Data provided:
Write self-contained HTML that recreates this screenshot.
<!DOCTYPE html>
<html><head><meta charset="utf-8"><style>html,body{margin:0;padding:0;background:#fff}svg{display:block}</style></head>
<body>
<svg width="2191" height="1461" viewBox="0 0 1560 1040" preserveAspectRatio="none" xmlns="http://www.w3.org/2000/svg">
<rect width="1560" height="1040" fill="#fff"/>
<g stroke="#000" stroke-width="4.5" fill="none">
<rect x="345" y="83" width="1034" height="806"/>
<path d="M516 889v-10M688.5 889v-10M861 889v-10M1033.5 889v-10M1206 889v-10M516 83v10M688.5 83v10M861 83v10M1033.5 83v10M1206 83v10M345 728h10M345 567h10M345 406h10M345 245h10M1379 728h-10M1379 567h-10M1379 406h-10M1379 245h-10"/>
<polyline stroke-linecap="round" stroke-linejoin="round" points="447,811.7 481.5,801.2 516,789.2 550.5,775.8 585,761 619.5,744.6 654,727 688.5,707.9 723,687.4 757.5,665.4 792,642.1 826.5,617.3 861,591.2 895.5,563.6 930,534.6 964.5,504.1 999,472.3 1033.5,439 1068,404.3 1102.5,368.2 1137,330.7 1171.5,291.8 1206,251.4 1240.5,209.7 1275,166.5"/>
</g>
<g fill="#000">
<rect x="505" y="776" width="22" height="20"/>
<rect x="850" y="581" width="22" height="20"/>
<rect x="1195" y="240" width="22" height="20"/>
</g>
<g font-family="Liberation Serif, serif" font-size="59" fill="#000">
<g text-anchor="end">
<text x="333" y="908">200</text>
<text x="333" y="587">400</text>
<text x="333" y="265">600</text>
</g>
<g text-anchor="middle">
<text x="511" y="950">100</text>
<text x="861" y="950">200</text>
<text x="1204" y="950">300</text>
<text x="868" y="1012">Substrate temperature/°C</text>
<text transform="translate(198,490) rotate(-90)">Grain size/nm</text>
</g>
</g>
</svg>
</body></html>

What is expected: Would you reproduce the material above in full, exactly as given?

Result of this task:
Write self-contained HTML that recreates this screenshot.
<!DOCTYPE html>
<html><head><meta charset="utf-8"><style>html,body{margin:0;padding:0;background:#fff}svg{display:block}</style></head>
<body>
<svg width="2191" height="1461" viewBox="0 0 1560 1040" preserveAspectRatio="none" xmlns="http://www.w3.org/2000/svg">
<rect width="1560" height="1040" fill="#fff"/>
<g stroke="#000" stroke-width="4.5" fill="none">
<rect x="345" y="83" width="1034" height="806"/>
<path d="M516 889v-10M688.5 889v-10M861 889v-10M1033.5 889v-10M1206 889v-10M516 83v10M688.5 83v10M861 83v10M1033.5 83v10M1206 83v10M345 728h10M345 567h10M345 406h10M345 245h10M1379 728h-10M1379 567h-10M1379 406h-10M1379 245h-10"/>
<polyline stroke-linecap="round" stroke-linejoin="round" points="447,811.7 481.5,801.2 516,789.2 550.5,775.8 585,761 619.5,744.6 654,727 688.5,707.9 723,687.4 757.5,665.4 792,642.1 826.5,617.3 861,591.2 895.5,563.6 930,534.6 964.5,504.1 999,472.3 1033.5,439 1068,404.3 1102.5,368.2 1137,330.7 1171.5,291.8 1206,251.4 1240.5,209.7 1275,166.5"/>
</g>
<g fill="#000">
<rect x="505" y="776" width="22" height="20"/>
<rect x="850" y="581" width="22" height="20"/>
<rect x="1195" y="240" width="22" height="20"/>
</g>
<g font-family="Liberation Serif, serif" font-size="59" fill="#000">
<g text-anchor="end">
<text x="333" y="908">200</text>
<text x="333" y="587">400</text>
<text x="333" y="265">600</text>
</g>
<g text-anchor="middle">
<text x="511" y="950">100</text>
<text x="861" y="950">200</text>
<text x="1204" y="950">300</text>
<text x="868" y="1012">Substrate temperature/°C</text>
<text transform="translate(198,490) rotate(-90)">Grain size/nm</text>
</g>
</g>
</svg>
</body></html>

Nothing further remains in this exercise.